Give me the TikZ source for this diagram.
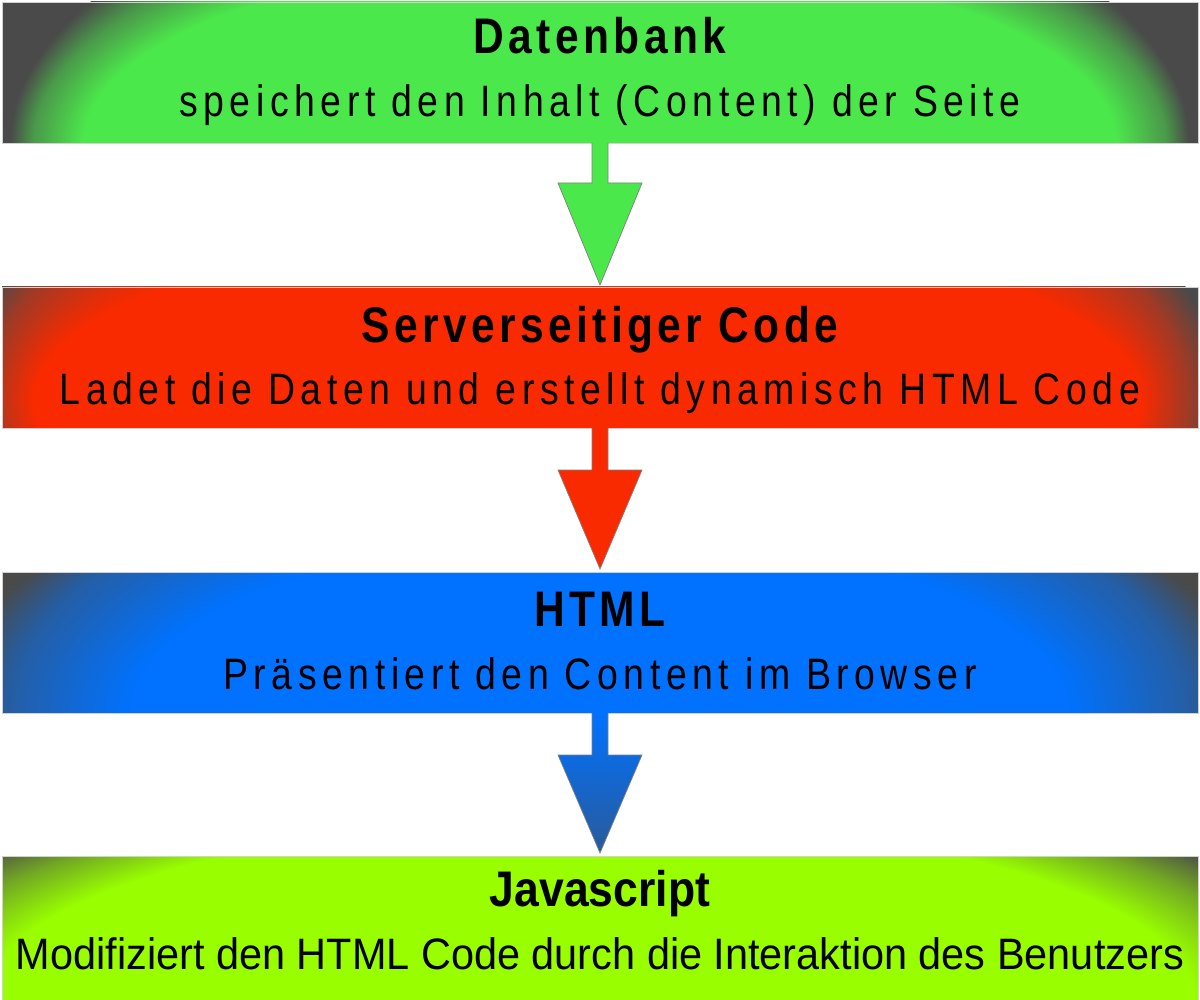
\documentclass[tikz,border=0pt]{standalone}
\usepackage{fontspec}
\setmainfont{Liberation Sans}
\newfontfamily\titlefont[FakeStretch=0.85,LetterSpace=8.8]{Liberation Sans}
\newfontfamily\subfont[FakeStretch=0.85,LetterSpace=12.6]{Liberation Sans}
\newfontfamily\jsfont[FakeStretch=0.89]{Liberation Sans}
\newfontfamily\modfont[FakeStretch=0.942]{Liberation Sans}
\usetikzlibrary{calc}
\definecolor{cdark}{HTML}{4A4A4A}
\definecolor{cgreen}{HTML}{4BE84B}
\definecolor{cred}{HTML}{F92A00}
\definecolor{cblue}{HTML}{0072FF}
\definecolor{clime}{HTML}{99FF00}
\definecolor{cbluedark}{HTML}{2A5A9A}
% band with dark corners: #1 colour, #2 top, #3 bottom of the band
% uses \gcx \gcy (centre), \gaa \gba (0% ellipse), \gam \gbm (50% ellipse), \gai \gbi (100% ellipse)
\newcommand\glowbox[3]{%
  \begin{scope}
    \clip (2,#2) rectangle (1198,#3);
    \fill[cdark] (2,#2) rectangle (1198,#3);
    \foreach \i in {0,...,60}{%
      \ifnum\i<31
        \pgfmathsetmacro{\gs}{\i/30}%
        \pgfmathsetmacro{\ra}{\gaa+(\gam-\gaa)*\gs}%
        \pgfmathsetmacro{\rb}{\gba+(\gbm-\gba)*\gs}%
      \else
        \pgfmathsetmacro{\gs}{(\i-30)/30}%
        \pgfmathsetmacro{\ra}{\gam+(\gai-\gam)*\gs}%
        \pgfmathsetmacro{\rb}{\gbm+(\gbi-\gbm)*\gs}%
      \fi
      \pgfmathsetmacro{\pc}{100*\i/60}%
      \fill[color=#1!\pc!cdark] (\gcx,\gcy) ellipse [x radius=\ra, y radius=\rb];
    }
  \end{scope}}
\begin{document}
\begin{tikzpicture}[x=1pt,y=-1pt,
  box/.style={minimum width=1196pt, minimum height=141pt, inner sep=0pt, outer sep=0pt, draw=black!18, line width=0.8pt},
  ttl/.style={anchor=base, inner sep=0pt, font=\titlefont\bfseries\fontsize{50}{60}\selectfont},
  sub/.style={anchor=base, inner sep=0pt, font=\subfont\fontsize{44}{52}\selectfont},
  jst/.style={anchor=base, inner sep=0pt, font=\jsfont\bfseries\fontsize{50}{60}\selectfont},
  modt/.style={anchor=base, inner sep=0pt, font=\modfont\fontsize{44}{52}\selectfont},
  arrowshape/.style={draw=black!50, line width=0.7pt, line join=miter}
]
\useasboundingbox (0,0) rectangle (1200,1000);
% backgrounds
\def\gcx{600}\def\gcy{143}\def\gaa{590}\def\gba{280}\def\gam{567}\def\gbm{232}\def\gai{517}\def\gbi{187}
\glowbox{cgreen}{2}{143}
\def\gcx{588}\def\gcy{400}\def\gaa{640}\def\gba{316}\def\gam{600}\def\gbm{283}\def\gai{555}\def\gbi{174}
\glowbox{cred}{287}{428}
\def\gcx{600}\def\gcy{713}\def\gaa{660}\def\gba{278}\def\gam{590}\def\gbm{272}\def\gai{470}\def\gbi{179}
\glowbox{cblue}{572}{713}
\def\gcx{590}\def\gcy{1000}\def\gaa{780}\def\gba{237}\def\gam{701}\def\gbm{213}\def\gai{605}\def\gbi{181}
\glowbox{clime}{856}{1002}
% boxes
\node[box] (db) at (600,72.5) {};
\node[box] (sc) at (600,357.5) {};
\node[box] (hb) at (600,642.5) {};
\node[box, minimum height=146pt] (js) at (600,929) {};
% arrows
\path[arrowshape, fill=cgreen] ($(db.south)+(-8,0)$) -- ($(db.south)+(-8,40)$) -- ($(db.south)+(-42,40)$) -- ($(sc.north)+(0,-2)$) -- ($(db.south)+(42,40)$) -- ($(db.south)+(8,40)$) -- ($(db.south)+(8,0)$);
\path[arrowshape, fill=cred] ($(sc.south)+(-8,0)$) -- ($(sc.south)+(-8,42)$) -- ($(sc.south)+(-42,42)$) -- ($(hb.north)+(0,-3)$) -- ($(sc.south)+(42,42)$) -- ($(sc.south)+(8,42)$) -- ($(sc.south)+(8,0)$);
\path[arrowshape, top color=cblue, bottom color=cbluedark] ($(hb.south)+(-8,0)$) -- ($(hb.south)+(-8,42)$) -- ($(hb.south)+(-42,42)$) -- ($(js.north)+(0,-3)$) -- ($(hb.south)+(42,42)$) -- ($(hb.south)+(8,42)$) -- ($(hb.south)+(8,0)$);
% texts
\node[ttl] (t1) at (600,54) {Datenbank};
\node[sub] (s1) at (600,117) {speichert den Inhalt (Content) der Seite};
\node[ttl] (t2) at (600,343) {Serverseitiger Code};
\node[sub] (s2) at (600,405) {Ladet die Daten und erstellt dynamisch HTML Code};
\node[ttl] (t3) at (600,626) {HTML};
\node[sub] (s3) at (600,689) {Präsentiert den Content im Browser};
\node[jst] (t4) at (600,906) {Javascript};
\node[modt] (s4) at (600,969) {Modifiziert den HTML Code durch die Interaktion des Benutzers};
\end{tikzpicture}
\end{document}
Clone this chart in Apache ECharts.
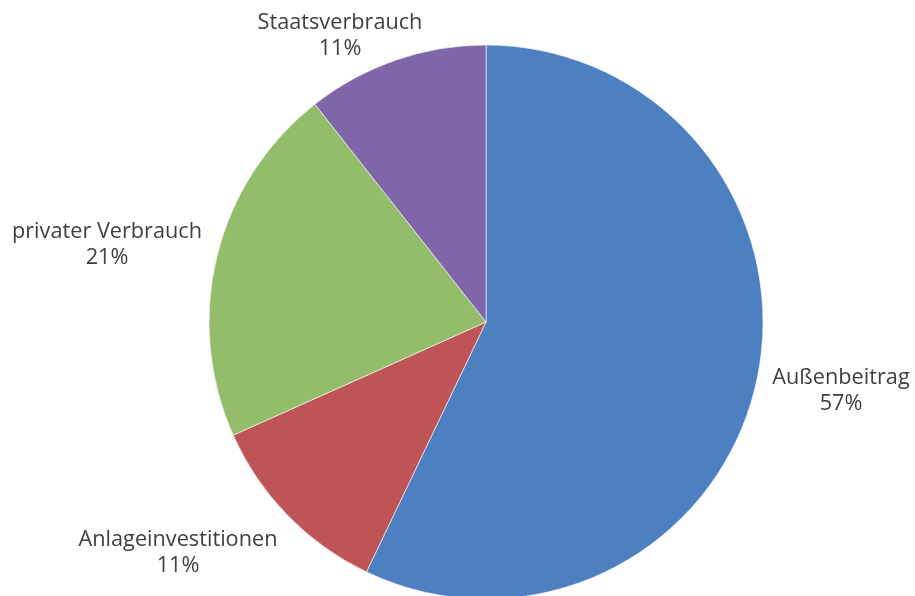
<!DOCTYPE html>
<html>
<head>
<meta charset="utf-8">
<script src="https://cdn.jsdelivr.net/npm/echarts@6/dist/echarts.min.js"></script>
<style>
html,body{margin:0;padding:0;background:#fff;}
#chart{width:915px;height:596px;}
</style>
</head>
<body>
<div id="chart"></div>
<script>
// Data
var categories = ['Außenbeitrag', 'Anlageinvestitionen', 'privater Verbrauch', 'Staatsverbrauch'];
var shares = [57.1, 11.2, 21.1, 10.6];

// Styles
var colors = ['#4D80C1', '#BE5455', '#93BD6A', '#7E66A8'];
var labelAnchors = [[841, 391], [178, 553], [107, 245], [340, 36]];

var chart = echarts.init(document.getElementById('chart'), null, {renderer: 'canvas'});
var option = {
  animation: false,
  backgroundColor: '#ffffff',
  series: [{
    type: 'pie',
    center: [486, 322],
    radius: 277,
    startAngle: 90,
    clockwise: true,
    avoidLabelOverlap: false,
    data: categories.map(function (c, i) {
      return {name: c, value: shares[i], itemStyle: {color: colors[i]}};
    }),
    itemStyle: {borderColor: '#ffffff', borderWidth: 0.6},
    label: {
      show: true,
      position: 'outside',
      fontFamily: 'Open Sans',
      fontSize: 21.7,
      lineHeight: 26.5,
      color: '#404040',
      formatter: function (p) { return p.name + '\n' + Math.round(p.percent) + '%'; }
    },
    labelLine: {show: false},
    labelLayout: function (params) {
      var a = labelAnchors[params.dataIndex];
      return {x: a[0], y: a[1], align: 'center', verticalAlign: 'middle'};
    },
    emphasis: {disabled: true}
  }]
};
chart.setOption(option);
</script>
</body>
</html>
· · · · ·
**Problem to solve**: Repeat each entry exactly as given; no pictures belong in the copy.

**The solution**:
Give me the TikZ source for this diagram.
\documentclass[tikz,border=0pt]{standalone}
\usepackage{fontspec}
\setmainfont{Liberation Sans}
\newfontfamily\titlefont[FakeStretch=0.85,LetterSpace=8.8]{Liberation Sans}
\newfontfamily\subfont[FakeStretch=0.85,LetterSpace=12.6]{Liberation Sans}
\newfontfamily\jsfont[FakeStretch=0.89]{Liberation Sans}
\newfontfamily\modfont[FakeStretch=0.942]{Liberation Sans}
\usetikzlibrary{calc}
\definecolor{cdark}{HTML}{4A4A4A}
\definecolor{cgreen}{HTML}{4BE84B}
\definecolor{cred}{HTML}{F92A00}
\definecolor{cblue}{HTML}{0072FF}
\definecolor{clime}{HTML}{99FF00}
\definecolor{cbluedark}{HTML}{2A5A9A}
% band with dark corners: #1 colour, #2 top, #3 bottom of the band
% uses \gcx \gcy (centre), \gaa \gba (0% ellipse), \gam \gbm (50% ellipse), \gai \gbi (100% ellipse)
\newcommand\glowbox[3]{%
  \begin{scope}
    \clip (2,#2) rectangle (1198,#3);
    \fill[cdark] (2,#2) rectangle (1198,#3);
    \foreach \i in {0,...,60}{%
      \ifnum\i<31
        \pgfmathsetmacro{\gs}{\i/30}%
        \pgfmathsetmacro{\ra}{\gaa+(\gam-\gaa)*\gs}%
        \pgfmathsetmacro{\rb}{\gba+(\gbm-\gba)*\gs}%
      \else
        \pgfmathsetmacro{\gs}{(\i-30)/30}%
        \pgfmathsetmacro{\ra}{\gam+(\gai-\gam)*\gs}%
        \pgfmathsetmacro{\rb}{\gbm+(\gbi-\gbm)*\gs}%
      \fi
      \pgfmathsetmacro{\pc}{100*\i/60}%
      \fill[color=#1!\pc!cdark] (\gcx,\gcy) ellipse [x radius=\ra, y radius=\rb];
    }
  \end{scope}}
\begin{document}
\begin{tikzpicture}[x=1pt,y=-1pt,
  box/.style={minimum width=1196pt, minimum height=141pt, inner sep=0pt, outer sep=0pt, draw=black!18, line width=0.8pt},
  ttl/.style={anchor=base, inner sep=0pt, font=\titlefont\bfseries\fontsize{50}{60}\selectfont},
  sub/.style={anchor=base, inner sep=0pt, font=\subfont\fontsize{44}{52}\selectfont},
  jst/.style={anchor=base, inner sep=0pt, font=\jsfont\bfseries\fontsize{50}{60}\selectfont},
  modt/.style={anchor=base, inner sep=0pt, font=\modfont\fontsize{44}{52}\selectfont},
  arrowshape/.style={draw=black!50, line width=0.7pt, line join=miter}
]
\useasboundingbox (0,0) rectangle (1200,1000);
% backgrounds
\def\gcx{600}\def\gcy{143}\def\gaa{590}\def\gba{280}\def\gam{567}\def\gbm{232}\def\gai{517}\def\gbi{187}
\glowbox{cgreen}{2}{143}
\def\gcx{588}\def\gcy{400}\def\gaa{640}\def\gba{316}\def\gam{600}\def\gbm{283}\def\gai{555}\def\gbi{174}
\glowbox{cred}{287}{428}
\def\gcx{600}\def\gcy{713}\def\gaa{660}\def\gba{278}\def\gam{590}\def\gbm{272}\def\gai{470}\def\gbi{179}
\glowbox{cblue}{572}{713}
\def\gcx{590}\def\gcy{1000}\def\gaa{780}\def\gba{237}\def\gam{701}\def\gbm{213}\def\gai{605}\def\gbi{181}
\glowbox{clime}{856}{1002}
% boxes
\node[box] (db) at (600,72.5) {};
\node[box] (sc) at (600,357.5) {};
\node[box] (hb) at (600,642.5) {};
\node[box, minimum height=146pt] (js) at (600,929) {};
% arrows
\path[arrowshape, fill=cgreen] ($(db.south)+(-8,0)$) -- ($(db.south)+(-8,40)$) -- ($(db.south)+(-42,40)$) -- ($(sc.north)+(0,-2)$) -- ($(db.south)+(42,40)$) -- ($(db.south)+(8,40)$) -- ($(db.south)+(8,0)$);
\path[arrowshape, fill=cred] ($(sc.south)+(-8,0)$) -- ($(sc.south)+(-8,42)$) -- ($(sc.south)+(-42,42)$) -- ($(hb.north)+(0,-3)$) -- ($(sc.south)+(42,42)$) -- ($(sc.south)+(8,42)$) -- ($(sc.south)+(8,0)$);
\path[arrowshape, top color=cblue, bottom color=cbluedark] ($(hb.south)+(-8,0)$) -- ($(hb.south)+(-8,42)$) -- ($(hb.south)+(-42,42)$) -- ($(js.north)+(0,-3)$) -- ($(hb.south)+(42,42)$) -- ($(hb.south)+(8,42)$) -- ($(hb.south)+(8,0)$);
% texts
\node[ttl] (t1) at (600,54) {Datenbank};
\node[sub] (s1) at (600,117) {speichert den Inhalt (Content) der Seite};
\node[ttl] (t2) at (600,343) {Serverseitiger Code};
\node[sub] (s2) at (600,405) {Ladet die Daten und erstellt dynamisch HTML Code};
\node[ttl] (t3) at (600,626) {HTML};
\node[sub] (s3) at (600,689) {Präsentiert den Content im Browser};
\node[jst] (t4) at (600,906) {Javascript};
\node[modt] (s4) at (600,969) {Modifiziert den HTML Code durch die Interaktion des Benutzers};
\end{tikzpicture}
\end{document}
Clone this chart in Apache ECharts.
<!DOCTYPE html>
<html>
<head>
<meta charset="utf-8">
<script src="https://cdn.jsdelivr.net/npm/echarts@6/dist/echarts.min.js"></script>
<style>
html,body{margin:0;padding:0;background:#fff;}
#chart{width:915px;height:596px;}
</style>
</head>
<body>
<div id="chart"></div>
<script>
// Data
var categories = ['Außenbeitrag', 'Anlageinvestitionen', 'privater Verbrauch', 'Staatsverbrauch'];
var shares = [57.1, 11.2, 21.1, 10.6];

// Styles
var colors = ['#4D80C1', '#BE5455', '#93BD6A', '#7E66A8'];
var labelAnchors = [[841, 391], [178, 553], [107, 245], [340, 36]];

var chart = echarts.init(document.getElementById('chart'), null, {renderer: 'canvas'});
var option = {
  animation: false,
  backgroundColor: '#ffffff',
  series: [{
    type: 'pie',
    center: [486, 322],
    radius: 277,
    startAngle: 90,
    clockwise: true,
    avoidLabelOverlap: false,
    data: categories.map(function (c, i) {
      return {name: c, value: shares[i], itemStyle: {color: colors[i]}};
    }),
    itemStyle: {borderColor: '#ffffff', borderWidth: 0.6},
    label: {
      show: true,
      position: 'outside',
      fontFamily: 'Open Sans',
      fontSize: 21.7,
      lineHeight: 26.5,
      color: '#404040',
      formatter: function (p) { return p.name + '\n' + Math.round(p.percent) + '%'; }
    },
    labelLine: {show: false},
    labelLayout: function (params) {
      var a = labelAnchors[params.dataIndex];
      return {x: a[0], y: a[1], align: 'center', verticalAlign: 'middle'};
    },
    emphasis: {disabled: true}
  }]
};
chart.setOption(option);
</script>
</body>
</html>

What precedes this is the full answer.